- [What the task requires]:
Give the number of lines that include the string "this", nothing more.

[BEGIN]

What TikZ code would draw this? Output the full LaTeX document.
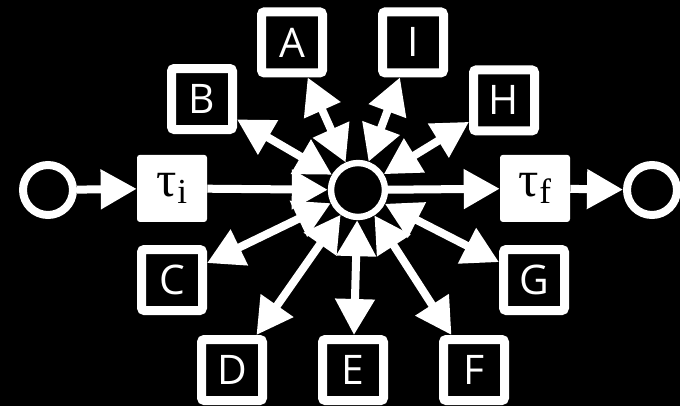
\documentclass[tikz,border=0pt]{standalone}
\usepackage{fontspec}
\setsansfont{Open Sans}
\newfontfamily\taufont{Liberation Serif}
\usepackage{tikz}
\usetikzlibrary{arrows.meta, calc, positioning, backgrounds}
\newcommand{\tausub}[1]{{\taufont\fontsize{36}{38}\selectfont τ\raisebox{-0.12em}{\fontsize{25}{27}\selectfont #1}}}

\begin{document}
\begin{tikzpicture}[
        state/.style={circle, draw=white, fill=black, line width=0.2cm, minimum size=1.25cm},
        hub/.style={circle, draw=white, fill=black, line width=0.16cm, minimum size=1.35cm},
        trans/.style={rectangle, rounded corners=2pt, fill=white, minimum width=1.75cm,
          minimum height=1.675cm, inner sep=0pt, text centered},
        letter/.style={rectangle, rounded corners=2pt, draw=white, fill=black, line width=0.225cm,
          minimum size=1.525cm, text=white, font=\sffamily\fontsize{29}{31}\selectfont},
        arrow/.style={-{Triangle[length=0.9cm, width=0.95cm]}, line width=0.2cm, white},
        both/.style={{Triangle[length=0.9cm, width=0.95cm]}-{Triangle[length=0.9cm, width=0.95cm]}, line width=0.2cm, white}
      ]
        \fill[black] (0,0) rectangle (17,10.15);
        \useasboundingbox (0,0) rectangle (17,10.15);
        \node[state] (start) at (1.2,5.4) {};
        \node[trans] (ti) at (4.3,5.44) {\tausub{i}};
        \node[hub] (mid) at (8.95,5.4) {};
        \node[trans] (tf) at (13.375,5.44) {\tausub{f}};
        \node[state] (stop) at (16.3,5.4) {};
        \node[letter] (A) at (7.3,9.09) {A};
        \node[letter] (I) at (10.325,9.09) {I};
        \node[letter] (B) at (5.05,7.675) {B};
        \node[letter] (H) at (12.6,7.64) {H};
        \node[letter] (C) at (4.3,3.15) {C};
        \node[letter] (G) at (13.35,3.15) {G};
        \node[letter] (D) at (5.8,0.9) {D};
        \node[letter] (E) at (8.825,0.9) {E};
        \node[letter] (F) at (11.85,0.9) {F};
        \draw[arrow] (start) -- (ti);
        \draw[arrow] (ti) -- (mid);
        \draw[arrow] (mid) -- (tf);
        \draw[arrow] (tf) -- (stop);
        \draw[both] (mid) -- (A);
        \draw[both] (mid) -- (I);
        \draw[both] (mid) -- (B);
        \draw[both] (mid) -- (H);
        \draw[both] (mid) -- (C);
        \draw[both] (mid) -- (G);
        \draw[both] (mid) -- (D);
        \draw[both] (mid) -- (E);
        \draw[both] (mid) -- (F);
      \end{tikzpicture}
\end{document}
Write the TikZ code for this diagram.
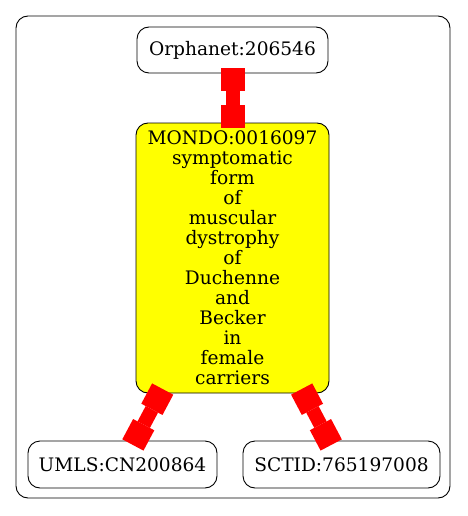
\documentclass[tikz,border=0pt]{standalone}
\usepackage{fontspec}
\setmainfont{DejaVu Serif}
\usetikzlibrary{arrows.meta}
\definecolor{pureyellow}{RGB}{255,255,0}
\definecolor{purered}{RGB}{255,0,0}
\tikzset{
  box/.style={draw=black, line width=0.9pt, rounded corners=12pt, inner sep=0pt, align=center,
    font=\fontsize{18.6}{20}\selectfont},
  edge/.style={draw=purered, line width=14pt,
    {Rectangle[length=23pt,width=24pt,line width=0pt]}-{Rectangle[length=23pt,width=24pt,line width=0pt]},
    shorten <=-5pt, shorten >=-5pt},
  frame/.style={draw=black, line width=0.9pt, rounded corners=12pt}
}
\begin{document}
\begin{tikzpicture}[x=1pt,y=-1pt]
\useasboundingbox (0,0) rectangle (467,516);
\draw[frame] (16,16) rectangle (450,498);
\node[box, minimum width=191pt, minimum height=46pt] (orph) at (232.5,50) {Orphanet:206546};
\node[box, fill=pureyellow, minimum width=193pt, minimum height=270pt] (mondo) at (232.5,258)
  {MONDO:0016097\\symptomatic\\form\\of\\muscular\\dystrophy\\of\\Duchenne\\and\\Becker\\in\\female\\carriers};
\node[box, minimum width=189pt, minimum height=47pt] (umls) at (122.5,464.5) {UMLS:CN200864};
\node[box, minimum width=197pt, minimum height=47pt] (sct) at (341.5,464.5) {SCTID:765197008};
\draw[edge] (orph) -- (mondo);
\draw[edge] (mondo) -- (umls);
\draw[edge] (mondo) -- (sct);
\end{tikzpicture}
\end{document}
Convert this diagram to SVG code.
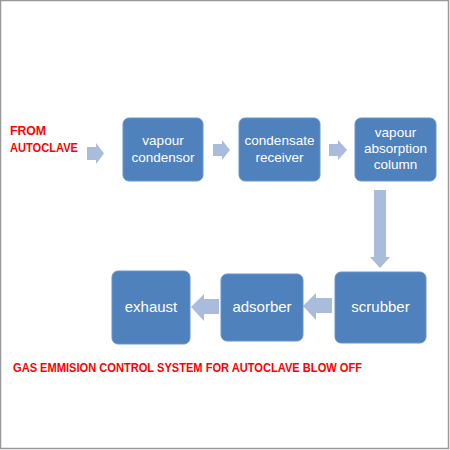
<svg xmlns="http://www.w3.org/2000/svg" width="450" height="450" viewBox="0 0 450 450">
<style>
.box{fill:#4F81BD;stroke:#6A93C8;stroke-width:1}
.arr{fill:#A9BCDC}
.bt{fill:#fff;font-family:"Liberation Sans",Arial,sans-serif;font-size:13.5px;text-anchor:middle}
.bt2{fill:#fff;font-family:"Liberation Sans",Arial,sans-serif;font-size:15px;text-anchor:middle}
.red{fill:#FF0000;font-family:"Liberation Sans",Arial,sans-serif;font-weight:bold;font-size:12.5px}
</style>
<rect x="0" y="0" width="450" height="450" fill="#fff"/>
<rect x="0.5" y="0.5" width="448" height="448" fill="none" stroke="#999" stroke-width="1.5"/>
<text class="red" x="10" y="135" textLength="36" lengthAdjust="spacingAndGlyphs">FROM</text>
<text class="red" x="10" y="152" textLength="68" lengthAdjust="spacingAndGlyphs">AUTOCLAVE</text>
<g id="connectors">
<polygon class="arr" points="87,147 96,147 96,143 104,153.5 96,164 96,160 87,160"/>
<polygon class="arr" points="213,144 222,144 222,140 230,150 222,160 222,156 213,156"/>
<polygon class="arr" points="329,144 338,144 338,140 347,150 338,160 338,156 329,156"/>
<polygon class="arr" points="374,190 386,190 386,257 390,257 380,268 370,257 374,257"/>
<polygon class="arr" points="332,298 316,298 316,293 303,306 316,320 316,313 332,313"/>
<polygon class="arr" points="219,299 204,299 204,294 191,307 204,321 204,314 219,314"/>
</g>
<g id="vapour-condensor">
<rect class="box" x="123" y="118" width="80" height="63" rx="6"/>
<text class="bt" x="163" y="145">vapour</text>
<text class="bt" x="163" y="162">condensor</text>
</g>
<g id="condensate-receiver">
<rect class="box" x="239" y="118" width="81" height="63" rx="6"/>
<text class="bt" x="279.5" y="145">condensate</text>
<text class="bt" x="279.5" y="162">receiver</text>
</g>
<g id="vapour-absorption-column">
<rect class="box" x="355" y="118" width="81" height="63" rx="6"/>
<text class="bt" x="395.5" y="137">vapour</text>
<text class="bt" x="395.5" y="153">absorption</text>
<text class="bt" x="395.5" y="169">column</text>
</g>
<g id="scrubber">
<rect class="box" x="335" y="272" width="91" height="71" rx="6"/>
<text class="bt2" x="380.5" y="312">scrubber</text>
</g>
<g id="adsorber">
<rect class="box" x="221" y="274" width="82" height="67" rx="6"/>
<text class="bt2" x="262" y="312">adsorber</text>
</g>
<g id="exhaust">
<rect class="box" x="112" y="271" width="78" height="73" rx="6"/>
<text class="bt2" x="151" y="312">exhaust</text>
</g>
<text class="red" x="13" y="372" textLength="349" lengthAdjust="spacingAndGlyphs">GAS EMMISION CONTROL SYSTEM FOR AUTOCLAVE BLOW OFF</text>
</svg>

[END]

- [Written answer]:
3